MIDIEVAL WEAPONS AND COMBAT – Knights Armor (MIDDLE AGES BATTLE HISTORY DOCUMENTARY)
Presenter Mike Loades takes us on a fascinating tour of medieval arms and armour, and demonstrates their central role in key events in British history.
As an expert who trains people how to use medieval weapons, Mike is in a unique position to show us how these weapons were made and used and their impact on British society.
Using a well-known battle as the focus for each programme, and talking to modern-day experts, Mike shows us the properties of each weapon and how effective it would have been in battle. We learn about much more than the weapons themselves as the series draws in themes of technology, religion, geography and even music.
One of the most popular images of the medieval period is the knight in shining armour, looking splendid and invulnerable. Developments in steel plate armour went hand in hand with advances in offensive weapons, as each tried to get the upper hand in what became a medieval arms race.
Earlier body armour included ‘maille’ (popularly known as chain mail), which was not like a chain at all, but made up from an interlocking web of metal rings.
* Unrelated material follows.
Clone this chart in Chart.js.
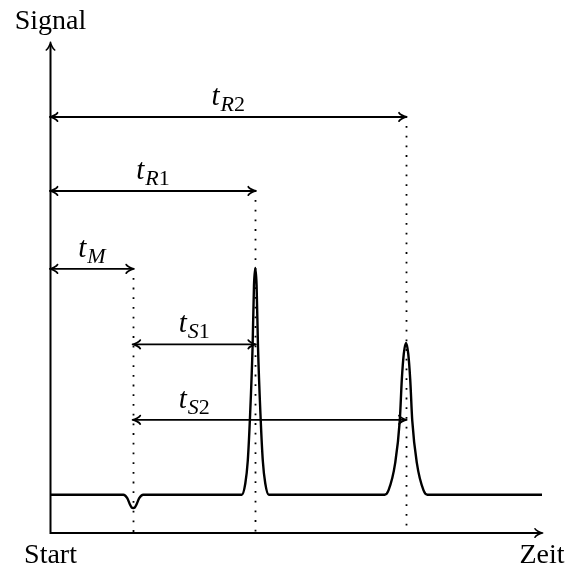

From the Bayeux Tapestry it is obvious that maille was standard issue to Norman soldiers and was favoured for its relative lightness and ease of mobility. It gave good protection from long range attack and from a ‘glancing blow’ but not from heavy close-range attack such as from an axe or a lance.
As weapons of attack became more lethal so armour had to improve too. The next stage in armour developments may have been the ‘coat of plates’ as shown in a carving from 1230 at Pershore Abbey in Worcestershire. This was used across the chest in addition to maille, and experiments show that although the wearer would have suffered a blow from an full-speed lance attack, it would not have been life threatening.
In the 14th century, developments in the production of steel meant that craftsmen could make bigger and bigger plates of armour, and the race was on to cover the whole body in steel — like a steel exoskeleton. The main production centres were in Milan in Italy and in Germany, each of which developed a distinctive style. At the Kelvingrove Museum in Glasgow we see a rare example of full plate armour from Italy and learn how each set would have been made especially for the wearer — a bespoke service, each bearing the hallmark of the maker.
Medieval manuscripts show us how soldiers would have put on armour. Although the armour increases safety it also reduces visibility and hearing, so armour was in fact a trade-off between protection and the ability to fight effectively. Helmet visors would have been kept down during long-range attack, such as an arrow storm, but opened up for hand-to-hand combat.
Some weapons were specifically designed to get through plate armour and we see a rare example from the time of the Hundred Years War — a pole axe.
At the Battle of Verneuil in Northern France the French knights wore amazing full body armour and decimated the English archers. Although the English won the battle, they had been under huge threat due to the sophistication of the French armour.